Write out the material again word for word, dropping any images it holds.

=====

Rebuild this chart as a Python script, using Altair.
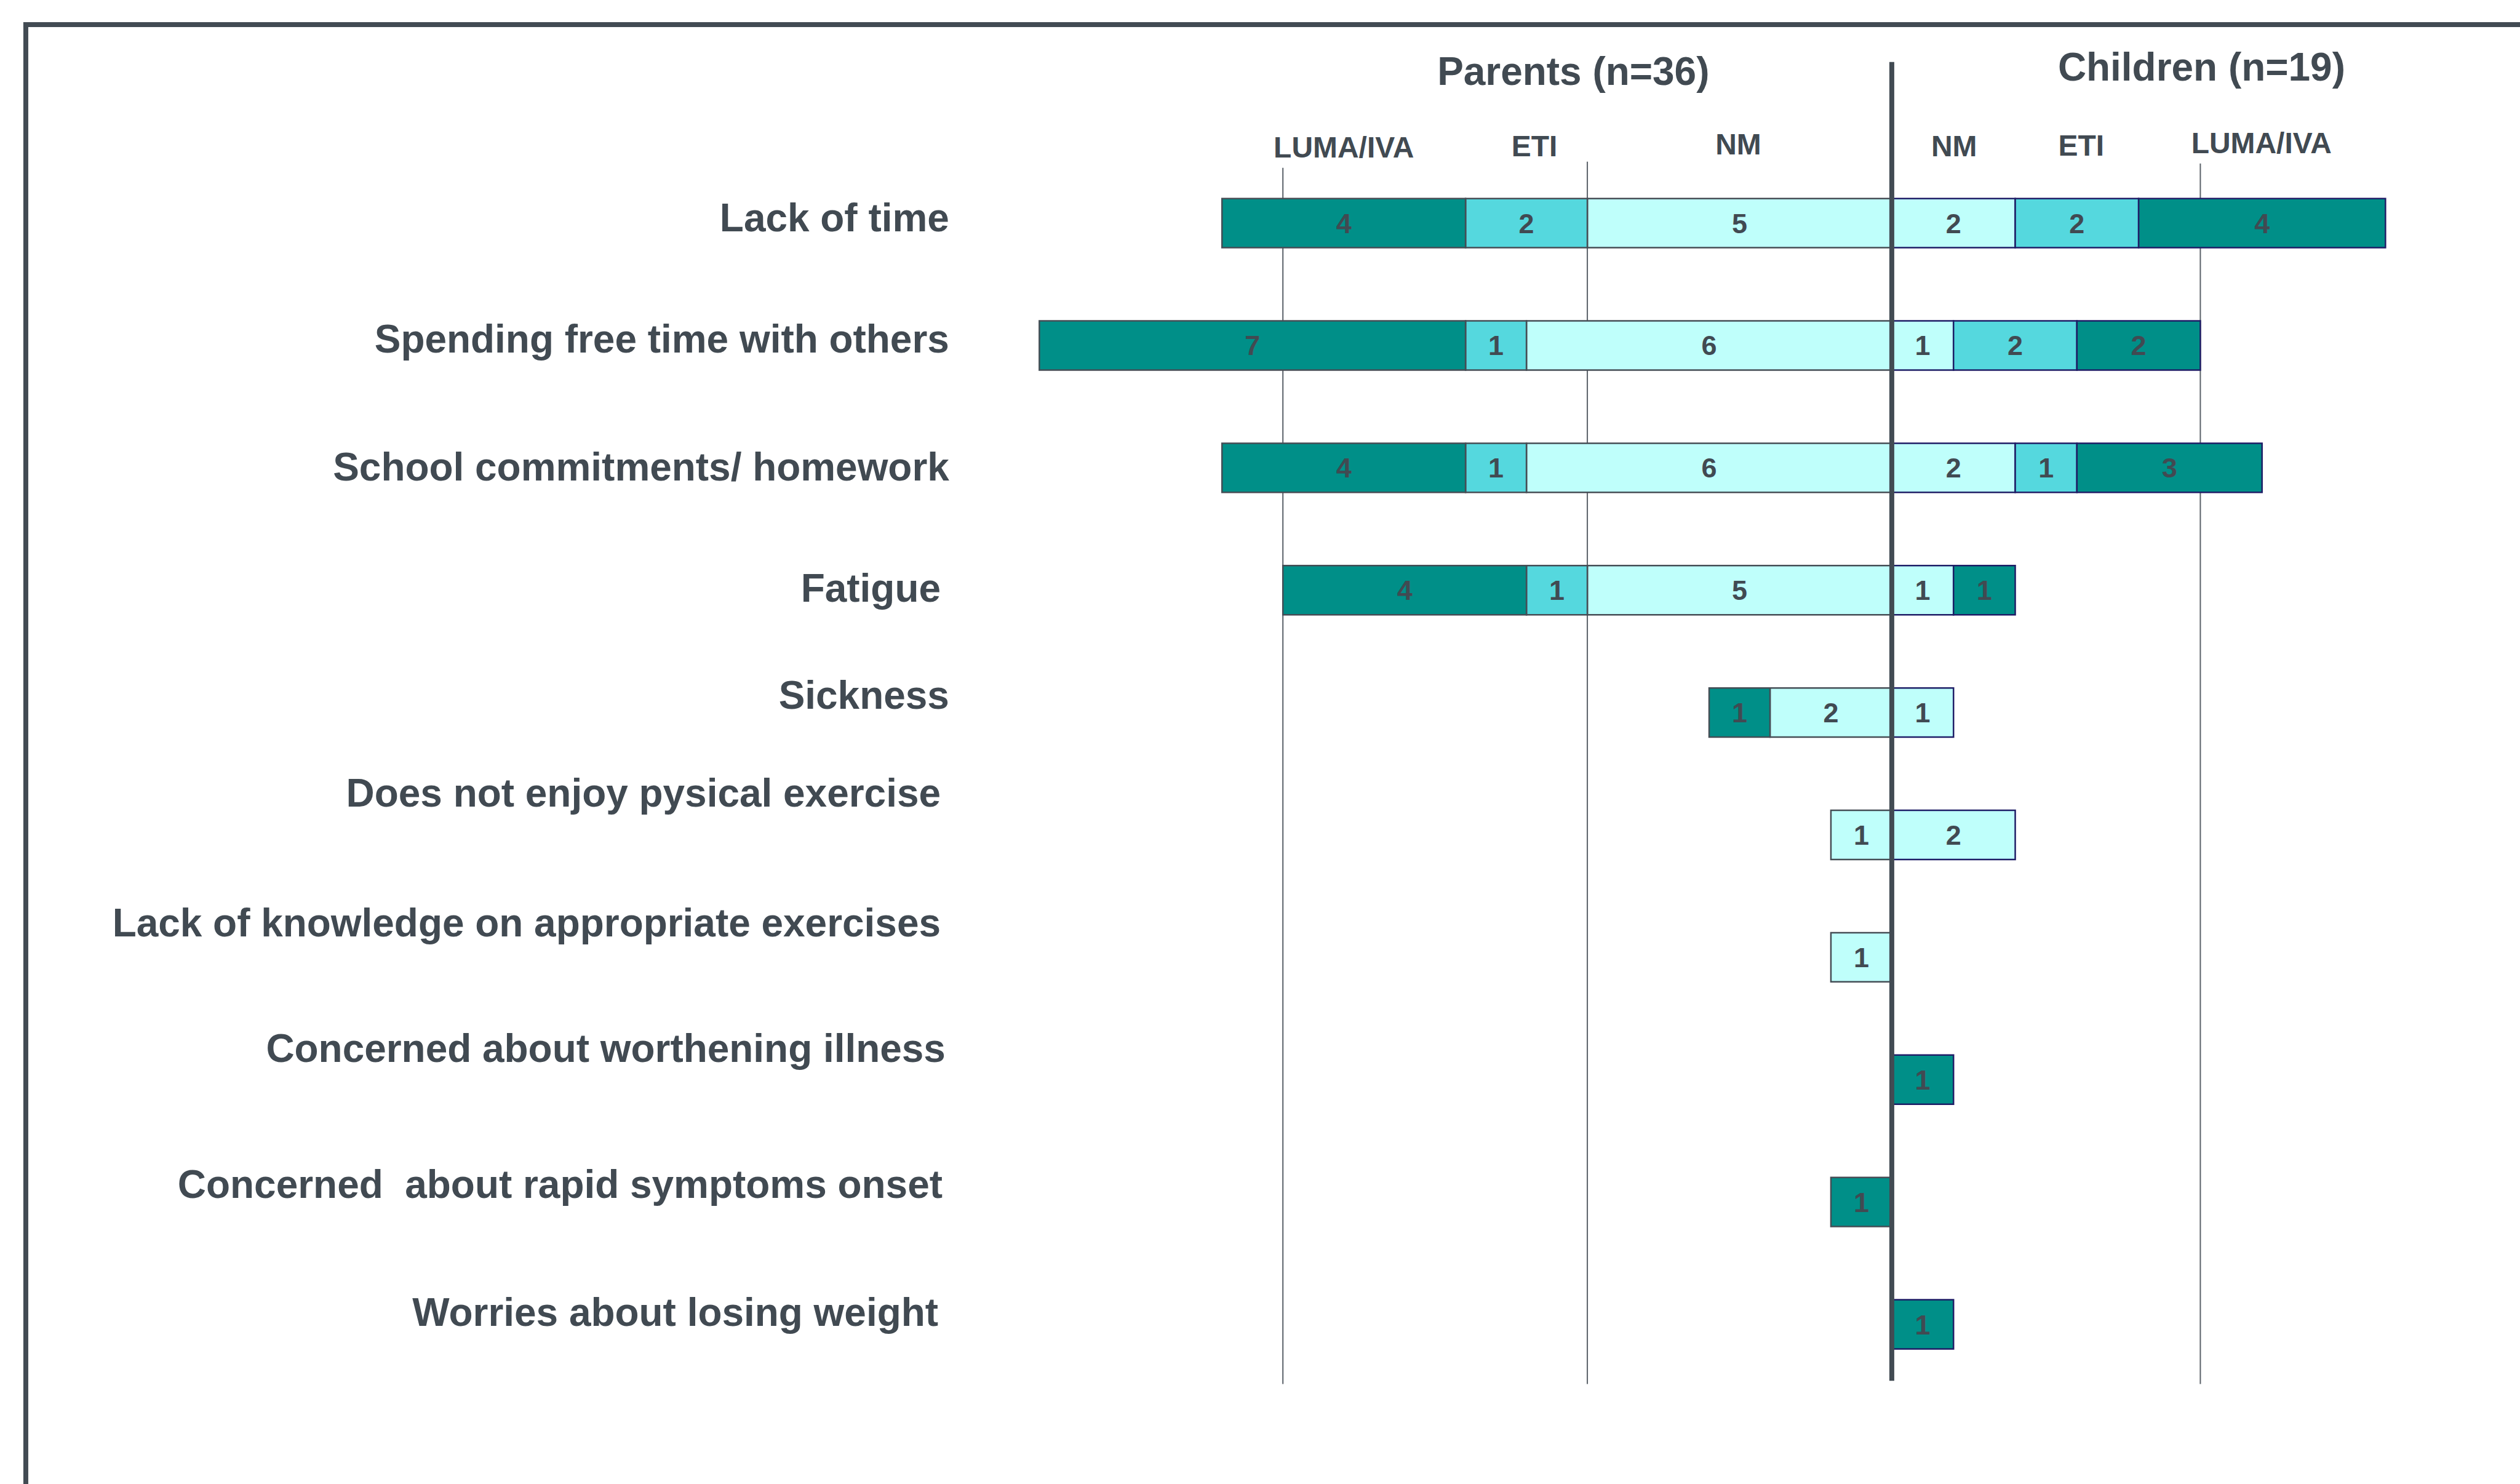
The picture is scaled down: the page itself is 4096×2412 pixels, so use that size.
import altair as alt
import pandas as pd

S = 0.999  # drawing scale relative to reference

# ---------------- data ----------------
categories = [
    "Lack of time",
    "Spending free time with others",
    "School commitments/ homework",
    "Fatigue",
    "Sickness",
    "Does not enjoy pysical exercise",
    "Lack of knowledge on appropriate exercises",
    "Concerned about worthening illness",
    "Concerned\u00a0 about rapid symptoms onset",
    "Worries about losing weight",
]
groups = ["NM", "ETI", "LUMA/IVA"]  # from the centre outwards

parents_nm = [5, 6, 6, 5, 2, 1, 1, 0, 0, 0]
parents_eti = [2, 1, 1, 1, 0, 0, 0, 0, 0, 0]
parents_luma = [4, 7, 4, 4, 1, 0, 0, 0, 1, 0]

children_nm = [2, 1, 2, 1, 1, 2, 0, 0, 0, 0]
children_eti = [2, 2, 1, 0, 0, 0, 0, 0, 0, 0]
children_luma = [4, 2, 3, 1, 0, 0, 0, 1, 0, 1]

side_titles = ["Parents (n=36)", "Children (n=19)"]
sub_titles = ["LUMA/IVA", "ETI", "NM", "NM", "ETI", "LUMA/IVA"]

# positions of texts (x in bar units, y in row units)
label_x = [-15.48, -15.48, -15.48, -15.62, -15.48, -15.62, -15.62, -15.54, -15.59, -15.66]
label_y = [0.067, 1.059, 2.106, 3.095, 3.971, 4.767, 5.828, 6.854, 7.965, 9.014]
side_x = [-5.23, 5.02]
side_y = [-1.130, -1.165]
sub_x = [-9.0, -5.87, -2.52, 1.01, 3.07, 5.99]
sub_y = [-0.534, -0.546, -0.559, -0.546, -0.551, -0.570]
grid_x = [-10, -5, 5]
grid_top = [-0.452, -0.502, -0.487]
grid_bottom = [9.488, 9.488, 9.488]

# ---------------- tables ----------------
series = {
    "Parents": (-1, {"NM": parents_nm, "ETI": parents_eti, "LUMA/IVA": parents_luma}),
    "Children": (1, {"NM": children_nm, "ETI": children_eti, "LUMA/IVA": children_luma}),
}
rows = []
for i, cat in enumerate(categories):
    for side, (sign, ser) in series.items():
        start = 0
        for g in groups:
            v = ser[g][i]
            if v > 0:
                rows.append(dict(row=i, category=cat, side=side, group=g, value=v,
                                 x=sign * start, x2=sign * (start + v),
                                 mid=sign * (start + v / 2)))
            start += v
bars_df = pd.DataFrame(rows)

labels_df = pd.DataFrame({"label": categories, "lx": label_x, "ly": label_y})
side_df = pd.DataFrame({"t": side_titles, "tx": side_x, "ty": side_y})
sub_df = pd.DataFrame({"t": sub_titles, "tx": sub_x, "ty": sub_y})
grid_df = pd.DataFrame({"gx": grid_x, "gy": grid_top, "gy2": grid_bottom})
center_df = pd.DataFrame({"gx": [0], "gy": [-1.317], "gy2": [9.461]})

# ---------------- scales ----------------
cx = 3078 * S
left_unit = 99.07 * S
right_unit = 100.4 * S
xscale = alt.Scale(domain=[-30, 0, 10],
                   range=[cx - 30 * left_unit, cx, cx + 10 * right_unit],
                   nice=False, zero=False)
yscale = alt.Scale(domain=[0, 9], range=[363 * S, 2154.7 * S], nice=False, zero=False)

TXT = "#414a52"
FONT = "Liberation Sans"
half_bar = 40 / 199.1

grid = alt.Chart(grid_df).mark_rule(color="#5a6168", strokeWidth=2 * S).encode(
    x=alt.X("gx:Q", scale=xscale, axis=None),
    y=alt.Y("gy:Q", scale=yscale, axis=None),
    y2="gy2:Q",
)

bars = alt.Chart(bars_df).transform_calculate(
    yt=f"datum.row - {half_bar}", yb=f"datum.row + {half_bar}"
).mark_rect(strokeWidth=2.5 * S).encode(
    x=alt.X("x:Q", scale=xscale, axis=None),
    x2="x2:Q",
    y=alt.Y("yt:Q", scale=yscale, axis=None),
    y2="yb:Q",
    fill=alt.Fill("group:N", scale=alt.Scale(domain=["NM", "ETI", "LUMA/IVA"],
                                             range=["#bffffb", "#55d8de", "#008f88"]), legend=None),
    stroke=alt.Stroke("side:N", scale=alt.Scale(domain=["Parents", "Children"],
                                                range=["#454d55", "#1e1d66"]), legend=None),
)

values = alt.Chart(bars_df).mark_text(
    font=FONT, fontWeight="bold", fontSize=45 * S, color=TXT,
    align="center", baseline="alphabetic", dy=16 * S,
).encode(
    x=alt.X("mid:Q", scale=xscale, axis=None),
    y=alt.Y("row:Q", scale=yscale, axis=None),
    text="value:Q",
)

center = alt.Chart(center_df).mark_rule(color="#424b53", strokeWidth=8 * S).encode(
    x=alt.X("gx:Q", scale=xscale, axis=None),
    y=alt.Y("gy:Q", scale=yscale, axis=None),
    y2="gy2:Q",
)

cat_labels = alt.Chart(labels_df).mark_text(
    font=FONT, fontWeight="bold", fontSize=64 * S, color=TXT,
    align="right", baseline="alphabetic",
).encode(
    x=alt.X("lx:Q", scale=xscale, axis=None),
    y=alt.Y("ly:Q", scale=yscale, axis=None),
    text="label:N",
)

side_text = alt.Chart(side_df).mark_text(
    font=FONT, fontWeight="bold", fontSize=64 * S, color=TXT,
    align="center", baseline="alphabetic",
).encode(
    x=alt.X("tx:Q", scale=xscale, axis=None),
    y=alt.Y("ty:Q", scale=yscale, axis=None),
    text="t:N",
)

sub_text = alt.Chart(sub_df).mark_text(
    font=FONT, fontWeight="bold", fontSize=48 * S, color=TXT,
    align="center", baseline="alphabetic",
).encode(
    x=alt.X("tx:Q", scale=xscale, axis=None),
    y=alt.Y("ty:Q", scale=yscale, axis=None),
    text="t:N",
)

# outer frame (decoration): left and top edges
frame_left = alt.Chart(center_df).mark_rule(color="#424b53", strokeWidth=8 * S).encode(
    x=alt.value(42 * S), y=alt.value(36 * S), y2=alt.value(2412)
)
frame_top = alt.Chart(center_df).mark_rule(color="#424b53", strokeWidth=8 * S).encode(
    x=alt.value(38 * S), x2=alt.value(4096), y=alt.value(40 * S)
)

chart = alt.layer(
    grid, bars, values, center, cat_labels, side_text, sub_text, frame_left, frame_top
).properties(
    width=4096, height=2412, padding=0, autosize="none", background="white"
).configure_view(stroke=None)

chart.save("out.html", embed_options={"renderer": "svg", "actions": False})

=====

■ ANSWER BELOW
Rebuild this chart as a Python script, using Altair.
The picture is scaled down: the page itself is 4096×2412 pixels, so use that size.
import altair as alt
import pandas as pd

S = 0.999  # drawing scale relative to reference

# ---------------- data ----------------
categories = [
    "Lack of time",
    "Spending free time with others",
    "School commitments/ homework",
    "Fatigue",
    "Sickness",
    "Does not enjoy pysical exercise",
    "Lack of knowledge on appropriate exercises",
    "Concerned about worthening illness",
    "Concerned\u00a0 about rapid symptoms onset",
    "Worries about losing weight",
]
groups = ["NM", "ETI", "LUMA/IVA"]  # from the centre outwards

parents_nm = [5, 6, 6, 5, 2, 1, 1, 0, 0, 0]
parents_eti = [2, 1, 1, 1, 0, 0, 0, 0, 0, 0]
parents_luma = [4, 7, 4, 4, 1, 0, 0, 0, 1, 0]

children_nm = [2, 1, 2, 1, 1, 2, 0, 0, 0, 0]
children_eti = [2, 2, 1, 0, 0, 0, 0, 0, 0, 0]
children_luma = [4, 2, 3, 1, 0, 0, 0, 1, 0, 1]

side_titles = ["Parents (n=36)", "Children (n=19)"]
sub_titles = ["LUMA/IVA", "ETI", "NM", "NM", "ETI", "LUMA/IVA"]

# positions of texts (x in bar units, y in row units)
label_x = [-15.48, -15.48, -15.48, -15.62, -15.48, -15.62, -15.62, -15.54, -15.59, -15.66]
label_y = [0.067, 1.059, 2.106, 3.095, 3.971, 4.767, 5.828, 6.854, 7.965, 9.014]
side_x = [-5.23, 5.02]
side_y = [-1.130, -1.165]
sub_x = [-9.0, -5.87, -2.52, 1.01, 3.07, 5.99]
sub_y = [-0.534, -0.546, -0.559, -0.546, -0.551, -0.570]
grid_x = [-10, -5, 5]
grid_top = [-0.452, -0.502, -0.487]
grid_bottom = [9.488, 9.488, 9.488]

# ---------------- tables ----------------
series = {
    "Parents": (-1, {"NM": parents_nm, "ETI": parents_eti, "LUMA/IVA": parents_luma}),
    "Children": (1, {"NM": children_nm, "ETI": children_eti, "LUMA/IVA": children_luma}),
}
rows = []
for i, cat in enumerate(categories):
    for side, (sign, ser) in series.items():
        start = 0
        for g in groups:
            v = ser[g][i]
            if v > 0:
                rows.append(dict(row=i, category=cat, side=side, group=g, value=v,
                                 x=sign * start, x2=sign * (start + v),
                                 mid=sign * (start + v / 2)))
            start += v
bars_df = pd.DataFrame(rows)

labels_df = pd.DataFrame({"label": categories, "lx": label_x, "ly": label_y})
side_df = pd.DataFrame({"t": side_titles, "tx": side_x, "ty": side_y})
sub_df = pd.DataFrame({"t": sub_titles, "tx": sub_x, "ty": sub_y})
grid_df = pd.DataFrame({"gx": grid_x, "gy": grid_top, "gy2": grid_bottom})
center_df = pd.DataFrame({"gx": [0], "gy": [-1.317], "gy2": [9.461]})

# ---------------- scales ----------------
cx = 3078 * S
left_unit = 99.07 * S
right_unit = 100.4 * S
xscale = alt.Scale(domain=[-30, 0, 10],
                   range=[cx - 30 * left_unit, cx, cx + 10 * right_unit],
                   nice=False, zero=False)
yscale = alt.Scale(domain=[0, 9], range=[363 * S, 2154.7 * S], nice=False, zero=False)

TXT = "#414a52"
FONT = "Liberation Sans"
half_bar = 40 / 199.1

grid = alt.Chart(grid_df).mark_rule(color="#5a6168", strokeWidth=2 * S).encode(
    x=alt.X("gx:Q", scale=xscale, axis=None),
    y=alt.Y("gy:Q", scale=yscale, axis=None),
    y2="gy2:Q",
)

bars = alt.Chart(bars_df).transform_calculate(
    yt=f"datum.row - {half_bar}", yb=f"datum.row + {half_bar}"
).mark_rect(strokeWidth=2.5 * S).encode(
    x=alt.X("x:Q", scale=xscale, axis=None),
    x2="x2:Q",
    y=alt.Y("yt:Q", scale=yscale, axis=None),
    y2="yb:Q",
    fill=alt.Fill("group:N", scale=alt.Scale(domain=["NM", "ETI", "LUMA/IVA"],
                                             range=["#bffffb", "#55d8de", "#008f88"]), legend=None),
    stroke=alt.Stroke("side:N", scale=alt.Scale(domain=["Parents", "Children"],
                                                range=["#454d55", "#1e1d66"]), legend=None),
)

values = alt.Chart(bars_df).mark_text(
    font=FONT, fontWeight="bold", fontSize=45 * S, color=TXT,
    align="center", baseline="alphabetic", dy=16 * S,
).encode(
    x=alt.X("mid:Q", scale=xscale, axis=None),
    y=alt.Y("row:Q", scale=yscale, axis=None),
    text="value:Q",
)

center = alt.Chart(center_df).mark_rule(color="#424b53", strokeWidth=8 * S).encode(
    x=alt.X("gx:Q", scale=xscale, axis=None),
    y=alt.Y("gy:Q", scale=yscale, axis=None),
    y2="gy2:Q",
)

cat_labels = alt.Chart(labels_df).mark_text(
    font=FONT, fontWeight="bold", fontSize=64 * S, color=TXT,
    align="right", baseline="alphabetic",
).encode(
    x=alt.X("lx:Q", scale=xscale, axis=None),
    y=alt.Y("ly:Q", scale=yscale, axis=None),
    text="label:N",
)

side_text = alt.Chart(side_df).mark_text(
    font=FONT, fontWeight="bold", fontSize=64 * S, color=TXT,
    align="center", baseline="alphabetic",
).encode(
    x=alt.X("tx:Q", scale=xscale, axis=None),
    y=alt.Y("ty:Q", scale=yscale, axis=None),
    text="t:N",
)

sub_text = alt.Chart(sub_df).mark_text(
    font=FONT, fontWeight="bold", fontSize=48 * S, color=TXT,
    align="center", baseline="alphabetic",
).encode(
    x=alt.X("tx:Q", scale=xscale, axis=None),
    y=alt.Y("ty:Q", scale=yscale, axis=None),
    text="t:N",
)

# outer frame (decoration): left and top edges
frame_left = alt.Chart(center_df).mark_rule(color="#424b53", strokeWidth=8 * S).encode(
    x=alt.value(42 * S), y=alt.value(36 * S), y2=alt.value(2412)
)
frame_top = alt.Chart(center_df).mark_rule(color="#424b53", strokeWidth=8 * S).encode(
    x=alt.value(38 * S), x2=alt.value(4096), y=alt.value(40 * S)
)

chart = alt.layer(
    grid, bars, values, center, cat_labels, side_text, sub_text, frame_left, frame_top
).properties(
    width=4096, height=2412, padding=0, autosize="none", background="white"
).configure_view(stroke=None)

chart.save("out.html", embed_options={"renderer": "svg", "actions": False})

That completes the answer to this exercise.